*Problem*: Copy out each line that includes the word "this".

*Entries shown*:
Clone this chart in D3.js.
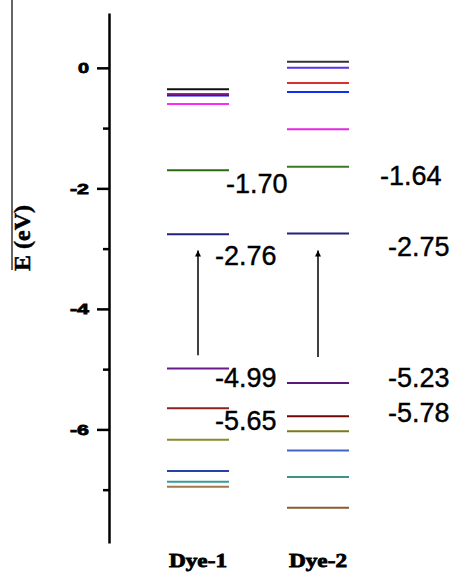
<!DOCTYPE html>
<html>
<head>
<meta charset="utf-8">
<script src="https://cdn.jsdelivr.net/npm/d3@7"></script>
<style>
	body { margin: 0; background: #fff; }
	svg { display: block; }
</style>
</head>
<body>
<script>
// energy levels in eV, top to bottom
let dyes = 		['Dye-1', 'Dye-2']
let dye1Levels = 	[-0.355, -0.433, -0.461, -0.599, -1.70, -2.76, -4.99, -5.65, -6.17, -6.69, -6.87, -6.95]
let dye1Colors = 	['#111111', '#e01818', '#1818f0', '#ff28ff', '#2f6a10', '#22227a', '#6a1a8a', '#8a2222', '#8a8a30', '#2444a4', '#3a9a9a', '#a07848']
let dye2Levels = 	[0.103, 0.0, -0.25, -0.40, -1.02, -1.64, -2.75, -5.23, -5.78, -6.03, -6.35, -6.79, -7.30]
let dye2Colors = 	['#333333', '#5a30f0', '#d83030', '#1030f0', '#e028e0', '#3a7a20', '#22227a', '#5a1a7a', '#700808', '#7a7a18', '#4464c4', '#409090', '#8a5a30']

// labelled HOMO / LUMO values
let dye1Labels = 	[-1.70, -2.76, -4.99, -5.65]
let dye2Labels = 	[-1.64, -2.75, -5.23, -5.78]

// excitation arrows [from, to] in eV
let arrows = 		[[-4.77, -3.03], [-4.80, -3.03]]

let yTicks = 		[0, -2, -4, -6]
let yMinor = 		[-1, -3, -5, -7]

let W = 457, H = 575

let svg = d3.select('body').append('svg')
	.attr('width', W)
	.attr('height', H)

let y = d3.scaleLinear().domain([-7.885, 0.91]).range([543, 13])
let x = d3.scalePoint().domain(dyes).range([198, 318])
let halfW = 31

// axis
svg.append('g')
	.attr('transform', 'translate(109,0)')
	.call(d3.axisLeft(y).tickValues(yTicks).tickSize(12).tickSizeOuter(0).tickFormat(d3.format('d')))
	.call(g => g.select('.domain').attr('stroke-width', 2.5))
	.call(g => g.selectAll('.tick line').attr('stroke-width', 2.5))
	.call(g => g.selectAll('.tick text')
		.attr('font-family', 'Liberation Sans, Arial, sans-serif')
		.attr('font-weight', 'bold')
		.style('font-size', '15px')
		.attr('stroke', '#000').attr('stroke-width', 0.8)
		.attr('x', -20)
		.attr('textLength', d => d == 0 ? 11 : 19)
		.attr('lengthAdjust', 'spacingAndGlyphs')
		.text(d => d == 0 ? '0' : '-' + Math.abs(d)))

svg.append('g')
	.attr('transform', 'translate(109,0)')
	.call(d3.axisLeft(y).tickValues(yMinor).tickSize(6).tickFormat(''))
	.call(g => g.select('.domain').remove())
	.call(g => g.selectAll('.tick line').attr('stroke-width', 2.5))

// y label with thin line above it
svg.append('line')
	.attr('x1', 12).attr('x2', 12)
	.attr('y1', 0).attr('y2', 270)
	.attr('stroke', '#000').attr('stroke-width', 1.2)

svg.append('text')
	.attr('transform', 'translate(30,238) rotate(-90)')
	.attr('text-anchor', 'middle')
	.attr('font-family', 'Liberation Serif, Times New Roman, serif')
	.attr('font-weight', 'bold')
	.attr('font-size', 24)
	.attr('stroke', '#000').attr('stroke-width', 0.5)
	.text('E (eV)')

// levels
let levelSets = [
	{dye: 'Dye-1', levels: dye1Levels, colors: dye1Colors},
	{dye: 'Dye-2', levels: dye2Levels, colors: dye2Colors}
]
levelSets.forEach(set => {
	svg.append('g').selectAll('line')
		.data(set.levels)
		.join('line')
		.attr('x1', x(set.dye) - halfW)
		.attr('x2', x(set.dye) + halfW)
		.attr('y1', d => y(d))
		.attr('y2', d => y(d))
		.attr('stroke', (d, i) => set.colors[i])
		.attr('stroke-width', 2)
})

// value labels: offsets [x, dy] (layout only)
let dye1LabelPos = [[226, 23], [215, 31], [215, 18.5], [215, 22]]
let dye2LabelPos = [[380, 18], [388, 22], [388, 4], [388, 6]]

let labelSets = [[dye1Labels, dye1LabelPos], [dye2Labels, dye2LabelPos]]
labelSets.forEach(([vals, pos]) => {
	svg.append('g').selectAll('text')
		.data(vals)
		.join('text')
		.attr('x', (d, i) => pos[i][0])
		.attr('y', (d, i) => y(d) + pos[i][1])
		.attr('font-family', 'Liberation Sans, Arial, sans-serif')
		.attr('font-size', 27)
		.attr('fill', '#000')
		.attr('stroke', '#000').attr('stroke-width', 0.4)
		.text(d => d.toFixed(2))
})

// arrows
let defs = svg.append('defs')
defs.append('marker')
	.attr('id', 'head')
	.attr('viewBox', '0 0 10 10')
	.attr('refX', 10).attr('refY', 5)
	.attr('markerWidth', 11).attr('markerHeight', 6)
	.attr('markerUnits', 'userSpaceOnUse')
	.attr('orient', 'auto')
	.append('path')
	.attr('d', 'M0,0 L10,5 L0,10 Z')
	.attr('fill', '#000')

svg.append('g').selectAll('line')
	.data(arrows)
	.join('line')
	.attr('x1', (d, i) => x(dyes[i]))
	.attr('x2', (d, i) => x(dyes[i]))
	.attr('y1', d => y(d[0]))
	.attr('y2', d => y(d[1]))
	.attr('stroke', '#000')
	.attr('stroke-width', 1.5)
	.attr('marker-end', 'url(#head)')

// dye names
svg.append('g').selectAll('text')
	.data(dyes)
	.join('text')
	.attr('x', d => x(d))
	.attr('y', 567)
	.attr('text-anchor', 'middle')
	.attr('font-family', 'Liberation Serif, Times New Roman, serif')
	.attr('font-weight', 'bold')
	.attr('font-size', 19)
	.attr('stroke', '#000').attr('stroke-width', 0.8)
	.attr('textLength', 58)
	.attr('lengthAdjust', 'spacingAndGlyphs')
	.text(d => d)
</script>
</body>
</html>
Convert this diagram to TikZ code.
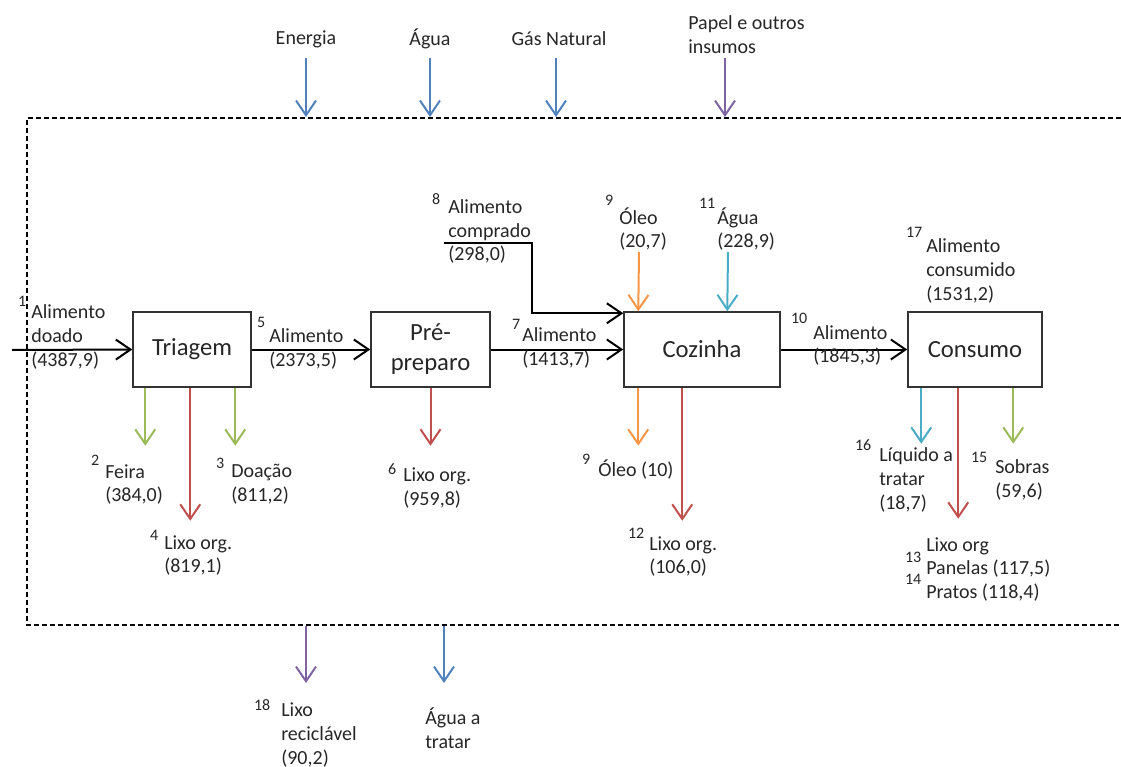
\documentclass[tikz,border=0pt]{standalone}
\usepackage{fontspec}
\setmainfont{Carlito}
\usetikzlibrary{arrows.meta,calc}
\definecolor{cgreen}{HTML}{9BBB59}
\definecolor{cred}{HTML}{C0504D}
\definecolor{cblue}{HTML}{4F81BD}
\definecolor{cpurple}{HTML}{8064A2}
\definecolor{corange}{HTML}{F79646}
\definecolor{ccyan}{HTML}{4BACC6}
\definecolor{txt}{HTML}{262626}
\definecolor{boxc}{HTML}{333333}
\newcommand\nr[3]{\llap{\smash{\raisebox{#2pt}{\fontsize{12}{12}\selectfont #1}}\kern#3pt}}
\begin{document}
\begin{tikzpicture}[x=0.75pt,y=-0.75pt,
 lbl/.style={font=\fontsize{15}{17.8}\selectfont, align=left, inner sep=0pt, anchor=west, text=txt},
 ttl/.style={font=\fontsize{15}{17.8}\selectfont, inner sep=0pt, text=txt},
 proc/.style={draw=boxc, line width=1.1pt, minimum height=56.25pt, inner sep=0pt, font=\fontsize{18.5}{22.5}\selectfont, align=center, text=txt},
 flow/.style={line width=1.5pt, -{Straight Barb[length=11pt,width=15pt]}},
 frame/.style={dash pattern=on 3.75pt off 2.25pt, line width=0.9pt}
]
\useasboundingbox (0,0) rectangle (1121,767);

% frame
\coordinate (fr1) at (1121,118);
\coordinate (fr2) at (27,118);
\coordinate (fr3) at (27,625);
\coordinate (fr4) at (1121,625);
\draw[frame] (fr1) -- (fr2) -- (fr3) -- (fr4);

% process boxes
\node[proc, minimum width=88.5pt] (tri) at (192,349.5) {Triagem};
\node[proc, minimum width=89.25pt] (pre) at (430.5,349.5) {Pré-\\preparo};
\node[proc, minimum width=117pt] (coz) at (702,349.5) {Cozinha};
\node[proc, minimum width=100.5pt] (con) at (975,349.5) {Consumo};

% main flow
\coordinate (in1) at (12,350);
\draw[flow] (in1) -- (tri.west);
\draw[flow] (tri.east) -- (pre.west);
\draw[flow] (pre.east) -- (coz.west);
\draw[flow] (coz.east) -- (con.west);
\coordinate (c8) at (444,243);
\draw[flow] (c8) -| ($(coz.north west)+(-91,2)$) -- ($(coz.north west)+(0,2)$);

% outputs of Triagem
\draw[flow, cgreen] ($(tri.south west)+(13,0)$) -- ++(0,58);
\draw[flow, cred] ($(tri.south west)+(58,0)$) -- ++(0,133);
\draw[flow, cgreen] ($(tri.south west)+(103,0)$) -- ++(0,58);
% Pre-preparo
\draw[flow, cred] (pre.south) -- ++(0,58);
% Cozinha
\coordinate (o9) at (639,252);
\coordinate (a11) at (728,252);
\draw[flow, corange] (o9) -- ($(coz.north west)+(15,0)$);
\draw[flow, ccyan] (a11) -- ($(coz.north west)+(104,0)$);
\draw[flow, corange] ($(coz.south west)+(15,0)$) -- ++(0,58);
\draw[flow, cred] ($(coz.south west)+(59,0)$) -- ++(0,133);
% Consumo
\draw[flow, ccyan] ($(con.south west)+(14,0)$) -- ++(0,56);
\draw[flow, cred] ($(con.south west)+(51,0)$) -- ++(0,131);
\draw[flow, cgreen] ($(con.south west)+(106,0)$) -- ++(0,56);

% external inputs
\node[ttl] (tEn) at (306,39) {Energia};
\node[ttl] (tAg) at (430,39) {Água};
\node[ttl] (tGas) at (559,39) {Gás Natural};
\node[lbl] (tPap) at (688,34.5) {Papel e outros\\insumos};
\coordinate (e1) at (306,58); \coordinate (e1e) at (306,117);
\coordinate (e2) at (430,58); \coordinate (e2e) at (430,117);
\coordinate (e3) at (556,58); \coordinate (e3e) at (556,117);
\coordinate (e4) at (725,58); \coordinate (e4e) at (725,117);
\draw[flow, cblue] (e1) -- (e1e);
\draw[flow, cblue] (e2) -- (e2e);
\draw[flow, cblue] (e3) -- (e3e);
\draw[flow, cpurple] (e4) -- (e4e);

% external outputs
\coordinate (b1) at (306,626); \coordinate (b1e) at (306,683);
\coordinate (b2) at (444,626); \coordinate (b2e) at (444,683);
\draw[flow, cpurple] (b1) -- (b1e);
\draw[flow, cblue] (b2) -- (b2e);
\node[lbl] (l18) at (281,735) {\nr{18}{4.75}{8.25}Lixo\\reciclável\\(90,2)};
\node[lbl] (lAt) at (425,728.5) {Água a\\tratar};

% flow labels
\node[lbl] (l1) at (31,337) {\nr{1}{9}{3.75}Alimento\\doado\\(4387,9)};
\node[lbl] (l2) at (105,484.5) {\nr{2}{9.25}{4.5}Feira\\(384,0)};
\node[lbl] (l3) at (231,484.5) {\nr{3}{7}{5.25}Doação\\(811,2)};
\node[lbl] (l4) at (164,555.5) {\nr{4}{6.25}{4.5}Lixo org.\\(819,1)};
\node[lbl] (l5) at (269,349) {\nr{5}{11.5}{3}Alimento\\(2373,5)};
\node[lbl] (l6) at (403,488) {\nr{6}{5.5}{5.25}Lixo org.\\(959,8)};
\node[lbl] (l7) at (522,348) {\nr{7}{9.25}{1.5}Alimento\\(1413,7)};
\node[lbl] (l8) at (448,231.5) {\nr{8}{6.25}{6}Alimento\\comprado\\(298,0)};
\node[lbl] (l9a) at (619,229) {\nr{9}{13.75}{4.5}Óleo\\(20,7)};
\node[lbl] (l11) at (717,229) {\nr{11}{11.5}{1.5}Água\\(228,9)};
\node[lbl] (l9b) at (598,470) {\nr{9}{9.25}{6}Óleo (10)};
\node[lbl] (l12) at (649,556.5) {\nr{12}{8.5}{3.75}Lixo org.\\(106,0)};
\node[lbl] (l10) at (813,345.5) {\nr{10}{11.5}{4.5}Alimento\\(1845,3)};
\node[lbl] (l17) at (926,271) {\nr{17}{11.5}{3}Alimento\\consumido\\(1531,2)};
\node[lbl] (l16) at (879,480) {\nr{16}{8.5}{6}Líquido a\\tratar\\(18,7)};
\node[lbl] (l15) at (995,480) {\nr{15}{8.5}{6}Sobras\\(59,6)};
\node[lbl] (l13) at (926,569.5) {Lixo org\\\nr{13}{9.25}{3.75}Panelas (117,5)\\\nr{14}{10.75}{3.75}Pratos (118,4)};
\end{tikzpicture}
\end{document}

*Output*:
Clone this chart in D3.js.
Convert this diagram to TikZ code.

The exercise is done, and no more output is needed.